Credi che dopo questi ultimi e duri anni, qualcosa sia cambiato nel tuo approccio alla musica?

Io prima già lavoricchiavo online. Adesso, semplicemente lavorare online è diventato il mio obiettivo principale, ed è bello, perché mi consente di inseguire ancora di più la carriera artistica senza impormi limiti geografici, viaggiare molto di più ed essere sempre in contatto con tante persone di culture diverse contemporaneamente. È una crescita continua, culturale, musicale, umana… su tutti i piani. Quindi sono riuscita in qualche modo a fare di un momento di crisi un’opportunità, benché comunque mi manchi la vecchia dimensione sociale e fisica della musica, che piano piano stiamo recuperando.

 

Ci diresti qualcosa in merito alle tue esperienze di musica on the road?

Ti potrei raccontare un sacco di cose… in generale ti dico che è la cosa più bella del mondo e anche la più stancante. Però è sempre bello vedere come poi attraverso la musica, le persone ti aprono un mondo. Sono stata ospitata in casa della gente, per andare a suonare in posti che altrimenti non avrei visitato. Mi hanno offerto da mangiare, mi hanno dimostrato quanto amano la mia musica, che può essere la mia, o anche semplicemente musica italiana nel mondo. Mi è capitato a Budapest per esempio, di portare brani italiani che magari ho suonato anche con noia, e che però erano il mondo per le persone che mi stavano ascoltando. Oltre al fatto che a volte ti accorgi veramente che, soprattutto quando suoni per strada, tanta gente che non se lo aspetta e che è sensibile alla musica, cambia davvero umore, perché ti ascolta suonare. Ad esempio mi è successo a Londra, città grigia per definizione, città di impiegati: tanta gente in giacca e cravatta si è fermata e mi ha ringraziato con le lacrime agli occhi, e questo è impagabile. Ti mette davanti al fatto che con il tempo, tendi a dare per scontato il valore di quello che fai, però poi tramite queste bellissime persone alla fine te ne ricordi sempre.

 

Come ti sei avvicinata al mondo di Napulitanata?

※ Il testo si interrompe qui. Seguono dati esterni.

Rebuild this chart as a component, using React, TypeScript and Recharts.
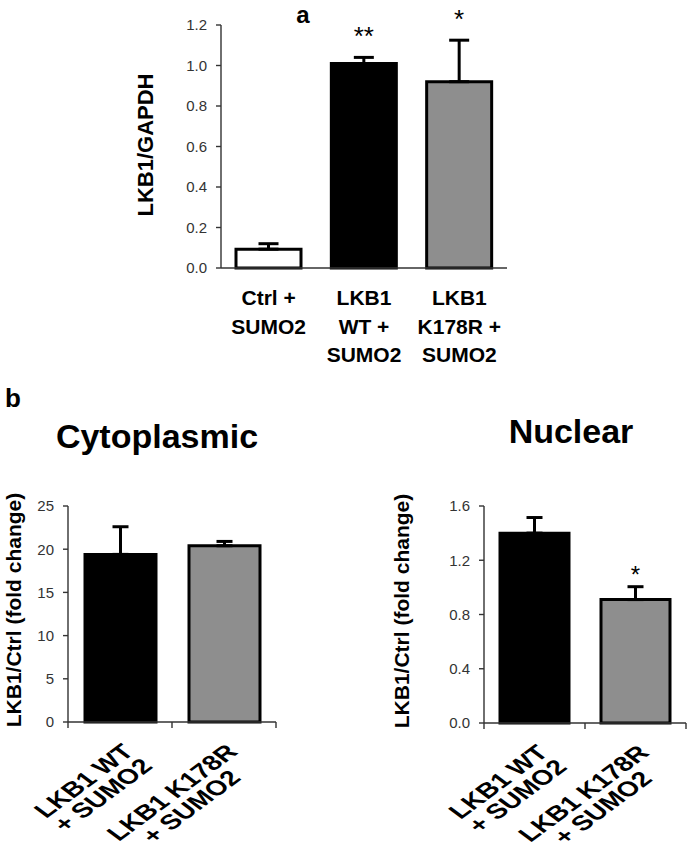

Diciamo che è come se io ne avessi sempre fatto parte, perché l’ho vista nascere per mia fortuna. Conoscevo Mimmo e gli altri ragazzi di Napulitanata da prima che si aprisse la sala, e quindi la mia collaborazione con loro gradualmente è diventata sempre più fitta. Però è iniziata in maniera naturale, anche perché avendo io studiato a Napoli, la musica napoletana comunque fa parte delle mie radici. Quindi anche questo è successo in maniera naturale, ed era un po’ inevitabile.

 

Rispetto al tuo modo usuale di fare musica, come si differenzia l’esperienza con Napulitanata?

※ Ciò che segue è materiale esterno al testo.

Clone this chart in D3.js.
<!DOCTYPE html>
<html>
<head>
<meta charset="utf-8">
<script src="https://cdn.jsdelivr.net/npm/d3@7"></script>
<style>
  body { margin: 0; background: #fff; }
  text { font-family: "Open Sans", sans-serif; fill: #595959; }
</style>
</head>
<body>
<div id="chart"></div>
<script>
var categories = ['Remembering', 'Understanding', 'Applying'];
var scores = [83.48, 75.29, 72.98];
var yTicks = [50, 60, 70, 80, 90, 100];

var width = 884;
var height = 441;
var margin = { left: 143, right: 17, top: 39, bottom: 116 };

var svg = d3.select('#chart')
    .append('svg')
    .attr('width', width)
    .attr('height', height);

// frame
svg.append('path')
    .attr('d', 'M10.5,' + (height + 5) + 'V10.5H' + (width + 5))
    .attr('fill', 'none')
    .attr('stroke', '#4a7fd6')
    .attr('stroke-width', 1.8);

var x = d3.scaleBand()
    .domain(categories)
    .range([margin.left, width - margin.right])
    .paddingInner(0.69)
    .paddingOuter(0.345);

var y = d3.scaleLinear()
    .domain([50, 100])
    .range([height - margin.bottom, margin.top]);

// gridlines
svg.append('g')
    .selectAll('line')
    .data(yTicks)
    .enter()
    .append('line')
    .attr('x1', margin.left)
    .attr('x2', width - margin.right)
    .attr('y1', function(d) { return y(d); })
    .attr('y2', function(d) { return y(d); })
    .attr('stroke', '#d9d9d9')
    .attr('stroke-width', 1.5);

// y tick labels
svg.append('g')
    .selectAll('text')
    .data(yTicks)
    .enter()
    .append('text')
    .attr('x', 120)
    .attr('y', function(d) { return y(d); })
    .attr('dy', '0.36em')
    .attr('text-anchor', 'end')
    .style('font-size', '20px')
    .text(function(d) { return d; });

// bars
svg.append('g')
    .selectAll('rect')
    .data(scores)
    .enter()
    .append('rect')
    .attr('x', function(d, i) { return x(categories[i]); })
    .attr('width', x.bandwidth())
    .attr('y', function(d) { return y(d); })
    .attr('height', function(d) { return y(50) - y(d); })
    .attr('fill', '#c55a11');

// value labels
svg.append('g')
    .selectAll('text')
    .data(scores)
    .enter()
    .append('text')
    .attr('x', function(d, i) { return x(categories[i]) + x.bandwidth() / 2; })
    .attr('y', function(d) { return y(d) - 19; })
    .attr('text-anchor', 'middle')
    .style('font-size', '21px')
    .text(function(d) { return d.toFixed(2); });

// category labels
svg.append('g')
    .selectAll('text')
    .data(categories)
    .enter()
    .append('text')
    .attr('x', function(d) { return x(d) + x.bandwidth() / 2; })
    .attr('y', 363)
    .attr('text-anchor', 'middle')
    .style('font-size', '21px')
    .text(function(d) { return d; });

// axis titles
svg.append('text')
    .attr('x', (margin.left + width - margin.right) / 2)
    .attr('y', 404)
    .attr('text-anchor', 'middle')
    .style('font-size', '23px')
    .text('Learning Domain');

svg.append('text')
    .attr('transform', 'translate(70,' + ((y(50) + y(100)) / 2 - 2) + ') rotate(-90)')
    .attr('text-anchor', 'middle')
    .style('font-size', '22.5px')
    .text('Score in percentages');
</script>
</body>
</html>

Cosa cambia… intanto non devo portarmi i microfoni quando suono da Napulitanata, e questo è un sollievo! Per me è meraviglioso suonare qui, perché in realtà metto in campo tutte le mie competenze, dalla formazione classica a quella jazz, perché c’è spazio per l’improvvisazione, per i cambi di tonalità improvvisi, in base a quale cantante si presenta. Che poi non sono improvvisi, è tutto stabilito a priori… però a volte ci capita la richiesta dal pubblico, e quello per me è un momento di sfida e di gioco veramente ricercato e interessante. Per il resto, siccome faccio musica elettronica, suonare senza corrente è chiaramente un’esperienza diversa. Molto intima, ma assolutamente piacevole e liberatoria, perché molto spesso la musica elettronica ti costringe a degli schemi, che in questo caso non ci sono.

 

Hai in mente progetti futuri per te stessa e per la tua carriera da musicista? Raccontaci un po’…

I progetti futuri per me stessa e per la mia carriera da musicista… il mio sogno è quello di lavorare completamente online come già sto facendo, però chiaramente sempre meglio. Continuare a produrre musica, che è la cosa che mi interessa di più in assoluto: per me stessa, inediti, per il cinema, film e televisione. Sarebbe veramente un sogno! E poi conservare questo privilegio di riuscire a suonare in qualsiasi parte del mondo mi sia richiesto, Napulitanata compresa.